There is no need for strong consistency reads in the business, so reading data from the FOLLOWER in TiKV is also OK. Just to ask, have you encountered any unexpected issues when using the tiup tool to remove a faulty TiKV instance? For example, failure to remove, etc.

| username: changpeng75 | Original post link

For a TiKV node that has already crashed, you should check the cluster status and wait until all involved regions have completed their elections before using the --force option to forcibly scale down the node.

| username: tidb菜鸟一只 | Original post link

If there are only 3 nodes with three replicas, one node failure will not affect usage. However, the failed node cannot be removed directly. You must first add another node before you can remove the failed one because there is no place to store one of the replicas with only 3 nodes.

| username: dba远航 | Original post link

Other TiKV nodes will definitely experience an increased overall load, as the original ones will no longer receive traffic.

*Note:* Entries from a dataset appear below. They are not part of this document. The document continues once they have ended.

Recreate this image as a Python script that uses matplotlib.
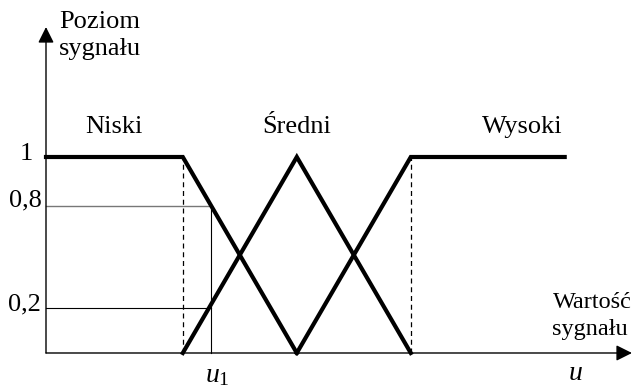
import numpy as np
import matplotlib
matplotlib.use('Agg')
import matplotlib.pyplot as plt

plt.rcParams['font.family'] = ['Liberation Serif', 'DejaVu Serif']
plt.rcParams['mathtext.fontset'] = 'custom'
plt.rcParams['mathtext.rm'] = 'Liberation Serif'
plt.rcParams['mathtext.it'] = 'Liberation Serif:italic'

# membership functions (signal value u -> level)
niski_x = [0, 1.2, 2.2]
niski_y = [1, 1, 0]
sredni_x = [1.2, 2.2, 3.2]
sredni_y = [0, 1, 0]
wysoki_x = [2.2, 3.2, 4.55]
wysoki_y = [0, 1, 1]
set_names = ['Niski', 'Średni', 'Wysoki']
set_centers = [0.6, 2.2, 4.18]

u1 = 1.45
u1_levels = [0.75, 0.23]
level_labels = ['0,8', '0,2']
dashed_x = [1.2, 3.2]

fig = plt.figure(figsize=(6.38, 3.90), dpi=100)
ax = fig.add_axes([0, 0, 1, 1])
ax.set_xlim(-0.4035, 5.193)
ax.set_ylim(-0.1888, 1.801)
ax.axis('off')

fs = 19

# axes with arrows
ax.annotate('', xy=(0, 1.663), xytext=(0, 0),
            arrowprops=dict(arrowstyle='-|>', color='k', lw=1.0,
                            mutation_scale=24, shrinkA=0, shrinkB=0))
ax.annotate('', xy=(5.14, 0), xytext=(0, 0),
            arrowprops=dict(arrowstyle='-|>', color='k', lw=1.0,
                            mutation_scale=24, shrinkA=0, shrinkB=0))

# helper lines
for x in dashed_x:
    ax.plot([x, x], [0, 1], color='k', lw=0.9, ls=(0, (4, 3)))
ax.plot([0, u1], [u1_levels[0], u1_levels[0]], color='#777777', lw=1.0)
ax.plot([0, u1], [u1_levels[1], u1_levels[1]], color='k', lw=0.8)
ax.plot([u1, u1], [0, u1_levels[0]], color='k', lw=0.8)

# membership functions
for xs, ys in [(niski_x, niski_y), (sredni_x, sredni_y), (wysoki_x, wysoki_y)]:
    ax.plot(xs, ys, color='k', lw=3.0, solid_joinstyle='miter')

for name, cx in zip(set_names, set_centers):
    ax.text(cx, 1.122, name, ha='center', va='baseline', fontsize=fs)

# y labels
ax.text(-0.228, 0.985, '1', ha='left', va='baseline', fontsize=fs)
ax.text(-0.325, u1_levels[0], level_labels[0], ha='left', va='baseline', fontsize=fs)
ax.text(-0.333, 0.219, level_labels[1], ha='left', va='baseline', fontsize=fs)

ax.text(0.114, 1.658, 'Poziom', ha='left', va='baseline', fontsize=fs)
ax.text(0.114, 1.520, 'sygnału', ha='left', va='baseline', fontsize=fs)
ax.text(4.447, 0.230, 'Wartość', ha='left', va='baseline', fontsize=17.5)
ax.text(4.44, 0.092, 'sygnału', ha='left', va='baseline', fontsize=17.5)

ax.text(4.64, -0.138, '$u$', ha='center', va='baseline', fontsize=fs + 1)
ax.text(u1 + 0.05, -0.15, r'$u_{\mathit{1}}$', ha='center', va='baseline', fontsize=fs + 1)

plt.savefig('out.png', dpi=100)
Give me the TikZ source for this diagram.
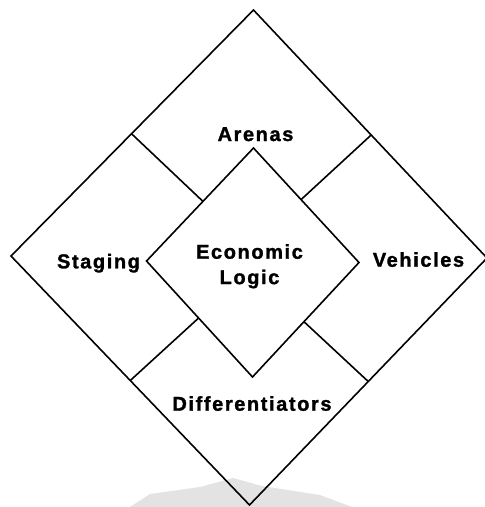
\documentclass[tikz,border=0pt]{standalone}
\usepackage{fontspec}
\usetikzlibrary{calc}
\setmainfont{Liberation Sans}
\newfontfamily\labelfont{Liberation Sans Bold}[LetterSpace=8,FakeBold=1.4]
\begin{document}
\begin{tikzpicture}[x=1pt,y=-1pt,
  frame/.style={draw=black,line width=1.6pt,line join=miter},
  divider/.style={draw=black,line width=1.6pt},
  lab/.style={font={\labelfont\fontsize{20}{25.4}\selectfont},inner sep=0pt,align=center}]
  \useasboundingbox (0,0) rectangle (485,507);
  % faint grey patch under the bottom corner
  \fill[gray!22] (130,507) -- (150,494) -- (200,487) -- (233,478) -- (262,486) -- (320,495) -- (352,507) -- cycle;
  % outer diamond corners (the right one runs just past the page edge)
  \coordinate (ot) at (253.5,10);
  \coordinate (ol) at (11,256);
  \coordinate (or) at (487,258);
  \coordinate (ob) at (249.5,505);
  % inner diamond corners
  \coordinate (it) at (253.5,148);
  \coordinate (il) at (146.5,261);
  \coordinate (ir) at (359,262.5);
  \coordinate (ib) at (252.5,377);
  % divider ends on the outer edges
  \coordinate (dul) at ($(ol)!0.497!(ot)$);
  \coordinate (dur) at ($(ot)!0.504!(or)$);
  \coordinate (dll) at ($(ol)!0.5!(ob)$);
  \coordinate (dlr) at ($(or)!0.5!(ob)$);
  % divider ends dropped perpendicularly onto the inner edges
  \coordinate (eul) at ($(il)!(dul)!(it)$);
  \coordinate (eur) at ($(it)!(dur)!(ir)$);
  \coordinate (ell) at ($(il)!(dll)!(ib)$);
  \coordinate (elr) at ($(ib)!(dlr)!(ir)$);
  \draw[frame] (ot) -- (or) -- (ob) -- (ol) -- cycle;
  \draw[frame] (it) -- (ir) -- (ib) -- (il) -- cycle;
  \draw[divider] (dul) -- (eul);
  \draw[divider] (dur) -- (eur);
  \draw[divider] (dll) -- (ell);
  \draw[divider] (dlr) -- (elr);
  % labels
  \node[lab,anchor=base] (arenas) at (255.5,141) {Arenas};
  \node[lab,anchor=base] (staging) at (98.5,268.3) {Staging};
  \node[lab,anchor=base] (vehicles) at (418.5,266.7) {Vehicles};
  \node[lab,anchor=base] (diff) at (252,410.7) {Differentiators};
  \node[lab,anchor=north] (logic) at (249.5,244) {Economic\\Logic};
\end{tikzpicture}
\end{document}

| username: residentevil | Original post link

Adding and then deleting operations? I didn’t see any such operations in the official documentation, only simple scale-in or scale-out operations. :sweat_smile:

| username: residentevil | Original post link

What is the status of a failed TIKV node in the cluster topology? Have you encountered this before? I want to take some time to simulate this scenario.